Most -stems actually end in -tṛ (guṇa -tar, vṛddhi -tār). They consist of two semantic groups: one group contains kinship terms, i.e. words denoting family relationships: मातृ- ‘mother’, पितृ- ‘father’, दुहितृ- ‘daughter’, or भ्रातृ- ‘brother’. The -tṛ/-tar in these is directly related to the -ther or -ter in the equivalent English words. The other, much larger group contains agent nouns.

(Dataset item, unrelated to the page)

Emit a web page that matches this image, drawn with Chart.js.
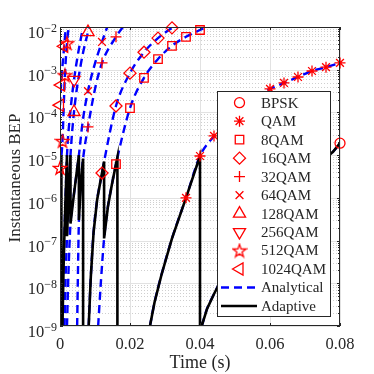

By taking a verbal root in guṇa and adding -tṛ, we get nouns such as ने-तृ- ‘leader’ (from √नी ‘to lead’), कर्-तृ- ‘doer, agent’ (from √कृ ‘to make, do’, e.g. in पाप-कर्तृ- ‘evil-doer’), लब्धृ- ‘taker’ (from √लभ् ‘to take’) etc. (The same internal sandhi applies as before -t- elsewhere; –› Chapter 8 and the Reference Grammar in Appendix III for details.) Some roots that end in consonants add not -tṛ, but -itṛ (as e.g. रक्षितृ- ‘protector’ from √रक्ष् ‘to protect’); generally speaking, -itṛ appears in those roots that also employ -itum (rather than -tum) to form their infinitive.

Four of the kinship terms (मातृ- ‘mother’, पितृ- ‘father’, दुहितृ- ‘daughter’ and भ्रातृ- ‘brother’) as well as नृ- ‘man’ behave as we might expect them to: their weak forms employ zero grade -tṛ, their strong forms guṇa -tar. All other kinship terms, as well as all agent nouns, employ not guṇa -tar, but vṛddhi -tār in their strong forms.